____ Input rows

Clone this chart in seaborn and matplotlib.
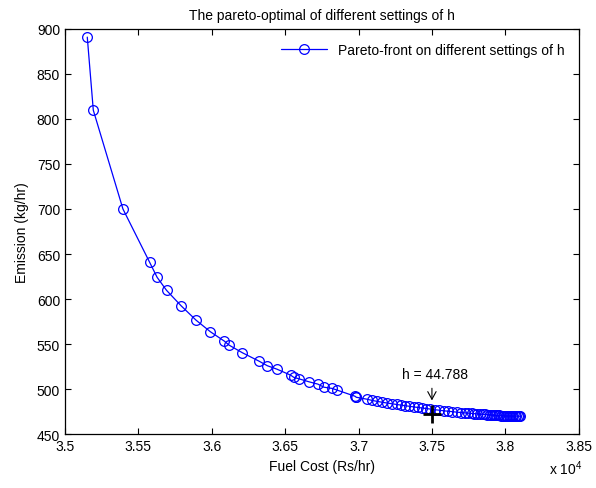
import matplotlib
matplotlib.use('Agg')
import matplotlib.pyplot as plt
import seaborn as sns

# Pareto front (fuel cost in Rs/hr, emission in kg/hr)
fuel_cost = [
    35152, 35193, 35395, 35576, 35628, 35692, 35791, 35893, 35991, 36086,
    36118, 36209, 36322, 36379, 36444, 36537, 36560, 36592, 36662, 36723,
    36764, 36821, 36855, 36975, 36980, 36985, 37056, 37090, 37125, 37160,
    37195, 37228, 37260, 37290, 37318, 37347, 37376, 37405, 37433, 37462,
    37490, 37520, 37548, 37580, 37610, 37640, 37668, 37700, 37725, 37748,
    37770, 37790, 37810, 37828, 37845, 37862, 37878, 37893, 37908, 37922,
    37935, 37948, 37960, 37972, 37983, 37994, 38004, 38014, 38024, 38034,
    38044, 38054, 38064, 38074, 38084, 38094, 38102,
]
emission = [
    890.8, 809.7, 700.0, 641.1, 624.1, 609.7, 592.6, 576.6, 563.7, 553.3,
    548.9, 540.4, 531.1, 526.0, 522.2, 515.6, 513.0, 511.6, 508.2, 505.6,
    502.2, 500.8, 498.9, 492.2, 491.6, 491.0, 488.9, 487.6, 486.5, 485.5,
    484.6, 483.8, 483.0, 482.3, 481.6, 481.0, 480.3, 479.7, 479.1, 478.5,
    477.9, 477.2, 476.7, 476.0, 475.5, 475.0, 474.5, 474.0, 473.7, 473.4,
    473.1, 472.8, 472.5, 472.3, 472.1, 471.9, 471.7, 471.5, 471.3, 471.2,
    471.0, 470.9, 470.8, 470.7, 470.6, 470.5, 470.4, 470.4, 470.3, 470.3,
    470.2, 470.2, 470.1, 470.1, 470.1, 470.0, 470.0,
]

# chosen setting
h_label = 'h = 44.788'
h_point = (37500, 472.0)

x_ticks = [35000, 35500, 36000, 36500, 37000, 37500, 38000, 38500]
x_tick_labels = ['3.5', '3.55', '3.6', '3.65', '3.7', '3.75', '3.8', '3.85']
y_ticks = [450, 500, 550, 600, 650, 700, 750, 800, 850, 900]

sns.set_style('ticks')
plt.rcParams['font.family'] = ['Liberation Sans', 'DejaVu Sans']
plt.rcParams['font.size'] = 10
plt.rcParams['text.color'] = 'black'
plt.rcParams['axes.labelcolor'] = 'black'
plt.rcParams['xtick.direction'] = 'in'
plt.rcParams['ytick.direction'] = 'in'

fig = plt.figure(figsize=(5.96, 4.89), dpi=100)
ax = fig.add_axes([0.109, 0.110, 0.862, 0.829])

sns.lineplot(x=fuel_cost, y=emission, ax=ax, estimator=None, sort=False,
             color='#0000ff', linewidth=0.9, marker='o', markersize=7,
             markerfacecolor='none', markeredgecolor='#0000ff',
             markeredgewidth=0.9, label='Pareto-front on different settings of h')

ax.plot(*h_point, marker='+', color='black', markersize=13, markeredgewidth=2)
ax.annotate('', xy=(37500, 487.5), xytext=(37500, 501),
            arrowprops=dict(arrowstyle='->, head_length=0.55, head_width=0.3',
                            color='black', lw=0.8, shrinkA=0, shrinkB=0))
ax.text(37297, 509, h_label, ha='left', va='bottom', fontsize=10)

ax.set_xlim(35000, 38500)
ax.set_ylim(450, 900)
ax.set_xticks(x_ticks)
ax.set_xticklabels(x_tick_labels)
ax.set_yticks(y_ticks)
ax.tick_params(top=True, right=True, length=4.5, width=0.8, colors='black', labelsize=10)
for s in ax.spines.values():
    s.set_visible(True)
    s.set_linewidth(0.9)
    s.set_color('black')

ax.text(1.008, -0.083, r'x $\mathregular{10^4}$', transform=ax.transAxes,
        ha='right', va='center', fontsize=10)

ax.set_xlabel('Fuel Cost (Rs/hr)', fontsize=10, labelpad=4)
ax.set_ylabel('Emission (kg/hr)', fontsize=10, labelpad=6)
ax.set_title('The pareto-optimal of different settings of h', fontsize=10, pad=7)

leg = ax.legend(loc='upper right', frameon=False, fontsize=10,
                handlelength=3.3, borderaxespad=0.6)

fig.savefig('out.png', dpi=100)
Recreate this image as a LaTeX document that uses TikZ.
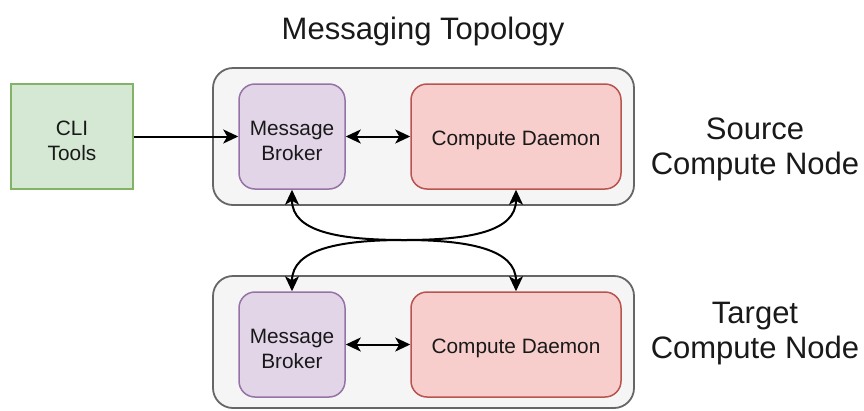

________

(Aim) Above are the entries; count how many of their lines contain the word "seaborn" and give only that number.

(Output of the task) 2